How do you start the process of building centers into your instruction? I have tried a few things with my class, but being a first year teacher, I don't have much experience to draw on in this department and my kids haven't retained much of their training. How do you train the kids? How many tasks do you start with? How long are students given at first? Thanks for any and all help with this!
It is very much worth it to invest in the book, Literacy Work Stations: Making Centers Work by Debbie Diller. It is wonderful!!! She tells you how to do everything to make it work in your classroom. I would never go back to not using work stations.
The above mentioned book is very helpful. My centers are used during guided reading. While I am meeting with a group the other students are working independently in stations.

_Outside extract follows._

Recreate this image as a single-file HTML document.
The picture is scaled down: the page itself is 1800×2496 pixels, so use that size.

I have 2 students in a station at a time. I have about 10-12 stations. Some of them are: reading, listening, word building, pocket chart, sight word, buddy reading,phonics,poetry. My stations usually last around 20 mins each with the students going to about 4 different ones a day. I usually try to change out activities about every other week....not necessarily new but skills changed to match what we are doing in the room. When I first began I had a lot of handmade tasks.....but now I have several things from lakeshore that I have ordered.

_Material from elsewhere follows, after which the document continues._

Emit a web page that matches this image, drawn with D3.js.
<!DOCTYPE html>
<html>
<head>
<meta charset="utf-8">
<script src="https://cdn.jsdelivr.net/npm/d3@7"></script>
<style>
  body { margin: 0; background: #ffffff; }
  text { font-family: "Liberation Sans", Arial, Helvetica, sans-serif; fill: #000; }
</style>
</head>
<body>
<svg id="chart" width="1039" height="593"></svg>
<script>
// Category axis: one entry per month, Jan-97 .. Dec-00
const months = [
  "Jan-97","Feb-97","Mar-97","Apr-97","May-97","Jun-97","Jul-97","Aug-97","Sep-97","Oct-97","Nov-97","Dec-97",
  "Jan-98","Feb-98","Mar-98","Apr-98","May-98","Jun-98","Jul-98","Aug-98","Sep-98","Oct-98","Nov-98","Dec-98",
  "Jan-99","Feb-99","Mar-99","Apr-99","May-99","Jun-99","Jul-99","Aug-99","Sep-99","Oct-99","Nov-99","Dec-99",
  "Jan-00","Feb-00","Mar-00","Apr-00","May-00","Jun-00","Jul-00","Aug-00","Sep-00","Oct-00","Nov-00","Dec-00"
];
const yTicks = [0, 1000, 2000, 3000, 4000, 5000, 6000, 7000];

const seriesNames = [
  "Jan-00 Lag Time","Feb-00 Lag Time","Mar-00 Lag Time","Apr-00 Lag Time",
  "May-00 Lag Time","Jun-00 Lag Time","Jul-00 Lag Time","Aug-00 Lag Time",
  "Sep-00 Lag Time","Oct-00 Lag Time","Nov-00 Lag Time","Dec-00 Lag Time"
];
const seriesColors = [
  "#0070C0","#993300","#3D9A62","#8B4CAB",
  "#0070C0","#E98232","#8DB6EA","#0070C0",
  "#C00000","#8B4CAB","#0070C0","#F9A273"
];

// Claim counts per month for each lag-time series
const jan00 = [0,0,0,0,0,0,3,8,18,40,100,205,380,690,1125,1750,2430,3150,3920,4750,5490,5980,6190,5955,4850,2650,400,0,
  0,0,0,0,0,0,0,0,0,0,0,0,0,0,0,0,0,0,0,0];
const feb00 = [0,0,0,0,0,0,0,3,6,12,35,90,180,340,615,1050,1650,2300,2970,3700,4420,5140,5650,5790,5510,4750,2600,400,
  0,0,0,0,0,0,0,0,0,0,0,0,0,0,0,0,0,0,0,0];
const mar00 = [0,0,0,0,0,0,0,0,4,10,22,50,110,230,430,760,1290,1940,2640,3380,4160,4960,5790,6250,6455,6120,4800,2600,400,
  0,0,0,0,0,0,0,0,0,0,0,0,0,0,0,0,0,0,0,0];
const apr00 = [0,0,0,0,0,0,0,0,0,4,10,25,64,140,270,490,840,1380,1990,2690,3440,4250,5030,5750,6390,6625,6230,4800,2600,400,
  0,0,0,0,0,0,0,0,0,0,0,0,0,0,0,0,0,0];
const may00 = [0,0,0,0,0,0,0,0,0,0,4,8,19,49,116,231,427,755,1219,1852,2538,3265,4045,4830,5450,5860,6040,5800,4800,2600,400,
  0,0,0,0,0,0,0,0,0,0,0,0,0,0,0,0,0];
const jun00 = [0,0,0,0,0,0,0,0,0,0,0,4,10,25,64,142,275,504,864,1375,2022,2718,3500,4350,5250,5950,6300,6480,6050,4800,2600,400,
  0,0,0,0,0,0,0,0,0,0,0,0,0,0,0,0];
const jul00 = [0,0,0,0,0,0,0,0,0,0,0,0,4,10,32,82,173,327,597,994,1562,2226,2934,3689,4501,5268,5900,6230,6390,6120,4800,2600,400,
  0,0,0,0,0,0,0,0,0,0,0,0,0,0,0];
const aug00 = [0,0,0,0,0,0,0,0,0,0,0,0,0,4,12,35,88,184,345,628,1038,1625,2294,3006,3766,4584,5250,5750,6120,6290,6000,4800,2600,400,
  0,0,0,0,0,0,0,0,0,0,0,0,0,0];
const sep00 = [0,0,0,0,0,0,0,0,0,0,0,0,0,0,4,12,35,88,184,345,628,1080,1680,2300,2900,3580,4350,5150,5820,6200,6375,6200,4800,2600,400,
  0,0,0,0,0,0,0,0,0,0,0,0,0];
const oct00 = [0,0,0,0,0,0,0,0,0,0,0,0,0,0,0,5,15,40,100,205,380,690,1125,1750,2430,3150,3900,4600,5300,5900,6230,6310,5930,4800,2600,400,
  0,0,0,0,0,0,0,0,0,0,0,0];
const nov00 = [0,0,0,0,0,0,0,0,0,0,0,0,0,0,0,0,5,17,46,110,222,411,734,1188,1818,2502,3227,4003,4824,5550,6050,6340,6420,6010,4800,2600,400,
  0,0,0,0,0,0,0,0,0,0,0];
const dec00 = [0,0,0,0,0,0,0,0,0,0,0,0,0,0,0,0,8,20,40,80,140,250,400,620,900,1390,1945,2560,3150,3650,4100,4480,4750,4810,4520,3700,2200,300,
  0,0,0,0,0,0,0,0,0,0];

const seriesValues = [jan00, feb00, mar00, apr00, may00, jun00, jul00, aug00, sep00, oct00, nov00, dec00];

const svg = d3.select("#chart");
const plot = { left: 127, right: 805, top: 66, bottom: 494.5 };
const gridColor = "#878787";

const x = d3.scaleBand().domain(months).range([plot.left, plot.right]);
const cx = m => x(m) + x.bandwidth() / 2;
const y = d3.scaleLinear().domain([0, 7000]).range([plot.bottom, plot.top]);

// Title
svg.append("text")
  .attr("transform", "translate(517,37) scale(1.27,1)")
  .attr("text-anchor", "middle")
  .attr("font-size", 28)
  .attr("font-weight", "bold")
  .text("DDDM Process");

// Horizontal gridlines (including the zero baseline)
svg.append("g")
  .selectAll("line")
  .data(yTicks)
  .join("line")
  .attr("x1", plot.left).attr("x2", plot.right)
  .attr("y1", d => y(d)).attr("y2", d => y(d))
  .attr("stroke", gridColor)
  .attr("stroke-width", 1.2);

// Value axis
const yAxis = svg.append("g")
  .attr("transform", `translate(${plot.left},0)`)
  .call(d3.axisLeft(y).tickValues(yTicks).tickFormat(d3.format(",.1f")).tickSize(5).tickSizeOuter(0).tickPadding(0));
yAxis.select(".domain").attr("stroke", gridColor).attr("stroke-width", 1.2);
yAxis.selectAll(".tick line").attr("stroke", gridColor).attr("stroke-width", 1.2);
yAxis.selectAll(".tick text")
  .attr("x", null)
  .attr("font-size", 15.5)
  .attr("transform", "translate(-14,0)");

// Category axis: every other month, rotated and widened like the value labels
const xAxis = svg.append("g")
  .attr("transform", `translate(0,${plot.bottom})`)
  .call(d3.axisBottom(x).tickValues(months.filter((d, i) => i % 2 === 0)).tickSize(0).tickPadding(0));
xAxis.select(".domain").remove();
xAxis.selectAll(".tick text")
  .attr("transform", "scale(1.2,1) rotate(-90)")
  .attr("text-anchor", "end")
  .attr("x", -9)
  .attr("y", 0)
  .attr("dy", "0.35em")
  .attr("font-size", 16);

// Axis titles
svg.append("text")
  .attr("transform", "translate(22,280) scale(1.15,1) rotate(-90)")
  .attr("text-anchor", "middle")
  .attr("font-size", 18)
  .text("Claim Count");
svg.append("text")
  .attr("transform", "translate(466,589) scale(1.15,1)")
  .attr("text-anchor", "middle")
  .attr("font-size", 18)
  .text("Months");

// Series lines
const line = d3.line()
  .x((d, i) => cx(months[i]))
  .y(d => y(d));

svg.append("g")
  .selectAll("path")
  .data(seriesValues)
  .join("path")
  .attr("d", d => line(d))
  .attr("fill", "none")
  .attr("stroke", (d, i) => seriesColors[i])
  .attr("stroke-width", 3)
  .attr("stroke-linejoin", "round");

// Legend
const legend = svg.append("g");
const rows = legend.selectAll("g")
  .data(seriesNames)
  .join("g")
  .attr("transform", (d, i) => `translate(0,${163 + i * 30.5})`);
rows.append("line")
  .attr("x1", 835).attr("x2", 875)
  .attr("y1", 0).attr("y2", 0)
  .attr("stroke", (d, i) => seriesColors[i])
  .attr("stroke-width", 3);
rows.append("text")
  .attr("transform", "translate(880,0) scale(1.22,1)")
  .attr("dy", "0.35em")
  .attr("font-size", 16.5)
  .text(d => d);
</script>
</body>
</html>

EmersonSquirl, What grade do you teach? I have some materials that I've shared with teachers here before (even though my status shows I'm a newbie) that may help if you're working with K. It is definitely a process! I take a lot of time to teach centers so that kids are i-n-d-e-p-e-n-d-e-n-t so I can pull guided reading groups. You can see some photos over on the classroom photos forum page.
My advice is to give lots of directions! Make sure it is VERY organized and to have a procedure if they forget. I always had the directions posted at each center and if they didn't understand them, they knew 3B4ME (three classmates before they came to me). I kept the same type of centers every week too, so they got used to them (like spelling, computer, phonics, etc.) then just changed the activity. This helped from them coming to me and asking me a zillion questions during guided reading. Also, I made my guided reading very independent, and just retaught everything a lot in the beginning of the year and by the end of the year they didn't need me at all! Hope this helps.

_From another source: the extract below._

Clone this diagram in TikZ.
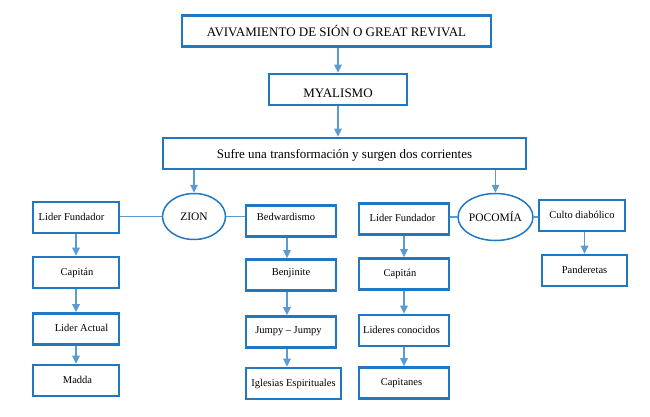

Sorry, I should have included my grade level in my original post. I teach 4th, and I've got 25 kids. When we come back on track I will have a new student from the GT class. She will be ahead of the rest of my class since the GT teacher maintains a quick pace. I would like some ideas for not only implementing centers for the class to meet with small groups, but also provide some challenge to the new student and my other high kids. My biggest problem is that (from what I have seen) by 4th grade centers tend to disappear. there aren't many resources for upper grades, again, that I have found.
Model, Model, Model...Practice, Practice, Practice! The time you take to do this will save you time. Introduce one that you will have all during the year, and then a short term center. Depending on the grade, 2 or so per week. If you can, try to get high school, upper grade, or parent volunteers the days you implement the centers.
Does anyone know where I can get a run down of guided reading lessons forgrade 2 that would be aligned with Columbia's TC in New York City? How can I start ? Which books are good to use for a grade 2 class?